Sunday, September 16, 2012

When is a writer not a writer?

The realisation has tacked back and forth across the ocean of my mind (the kind of ocean that houses a vast, voracious, rubbish-filled gyre at its centre) many times that, although I write for a living as a copywriter, I am not a writer.

Similarly, although I spend innumerable hours trawling the great Sargasso of the internet watching, reposting, reading and commenting on posts, articles and other peoples' blogs, this is only my third post in nearly 4 years, so I am patently not a blogger either.

I've been humbled and embarrassed on occasion that friends and colleagues have thought me possessed of enough talent to be a novelist/blogger/scriptwriter. They tell me it's just a fear of failure that holds me back from writing something other than ads, and of course there's a fair whack of truth to that; I'm smart enough and honest enough to know that the thought of expending months or god forbid years of my life on a writing project only to recognise that it's just average, or competent, would be way too depressing.

I used to wonder at my lack of enthusiasm or ambition for it, explaining it away as because I write for ads it feels too much like my job to come home and do more writing, especially work I'm not and quite likely will never get paid for; there's truth in this as well.

So while there are more than enough examples of copywriters who successfully shed the 'copy' to become simply 'writer', from F. Scott Fitzgerald to Salman Rushdie to Peter Carey, I simply haven't been able to muster the desire to do so myself.

But one evening as I sat before my computer racking my brain for something witty or provoking to post as my Facebook status, the not-exactly-blinding realisation - more the dim illumination from a motion-activated night light - emerged from the Gyre, and that 10 watt lightbulb was: I have nothing to say.

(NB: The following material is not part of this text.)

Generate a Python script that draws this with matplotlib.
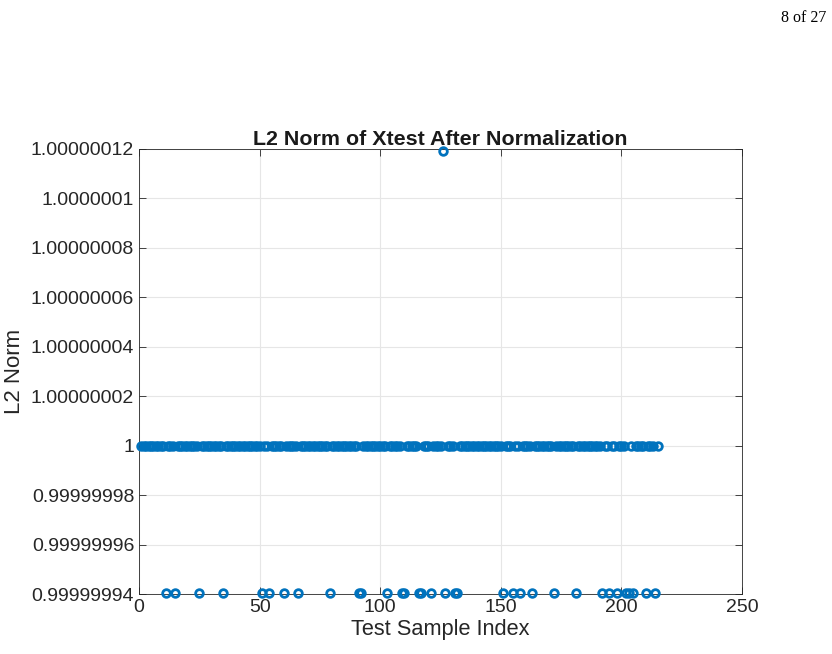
import numpy as np
from matplotlib import pyplot as plt

# L2 norms of the 215 test samples after normalization
n_samples = 215
low_idx = [11, 15, 25, 35, 51, 54, 60, 66, 79, 91, 92, 103, 109, 110, 116, 117,
           121, 127, 131, 132, 151, 155, 158, 163, 172, 181, 192, 195, 198,
           202, 203, 205, 210, 214]
high_idx = [126]
low_val = 0.9999999404
high_val = 1.0000001192

idx = np.arange(1, n_samples + 1)
norms = np.ones(n_samples)
for i in low_idx:
    norms[i - 1] = low_val
for i in high_idx:
    norms[i - 1] = high_val

ytick_vals = [0.99999994, 0.99999996, 0.99999998, 1.0, 1.00000002,
              1.00000004, 1.00000006, 1.00000008, 1.0000001, 1.00000012]
ytick_labels = ['0.99999994', '0.99999996', '0.99999998', '1', '1.00000002',
                '1.00000004', '1.00000006', '1.00000008', '1.0000001', '1.00000012']

plt.rcParams['font.family'] = ['Liberation Sans', 'DejaVu Sans']

fig = plt.figure(figsize=(8.32, 6.54), dpi=100)
ax = fig.add_axes([0.1671, 0.0917, 0.7247, 0.6805])

ax.plot(idx, norms, ls='none', marker='o', ms=5.5, mfc='none',
        mec='#0072BD', mew=2.0, clip_on=False, zorder=3)

ax.set_xlim(0, 250)
ax.set_ylim(0.99999994, 1.00000012)
ax.set_xticks([0, 50, 100, 150, 200, 250])
ax.set_yticks(ytick_vals)
ax.set_yticklabels(ytick_labels)
ax.tick_params(direction='in', top=True, right=True, labelsize=14,
               color='#262626', labelcolor='#262626', length=5, width=0.6)
ax.grid(True, color='#e6e6e6', lw=0.8)
ax.set_axisbelow(True)
for s in ax.spines.values():
    s.set_color('#262626')
    s.set_linewidth(0.6)

ax.set_title('L2 Norm of Xtest After Normalization', fontsize=15.4,
             fontweight='bold', color='#1a1a1a', pad=3)
ax.set_xlabel('Test Sample Index', fontsize=15.7, color='#262626', labelpad=2)
ax.set_ylabel('L2 Norm', fontsize=16, color='#262626', labelpad=4)

fig.text(0.993, 0.972, '8 of 27', ha='right', va='center', fontsize=11.5,
         family=['Liberation Serif', 'DejaVu Serif'])

fig.savefig('out.png', dpi=100)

Oh sure, it's taken me four paragraphs of rambling to make that point, and that I'm even bothering to blog this makes for a somewhat lukewarm contradiction, but I know it to be more true than the fear of failure or of slogging away at a second job.

I find this curiously liberating, not to mention a refreshingly honest and surprisingly enlightened self-analysis for someone who has enjoyed a career in spin. It occurs to me that more people could benefit from this little piece of Charles Colton-esque wisdom.

And that leads me to a small paradox: that perhaps I do have something to say after all.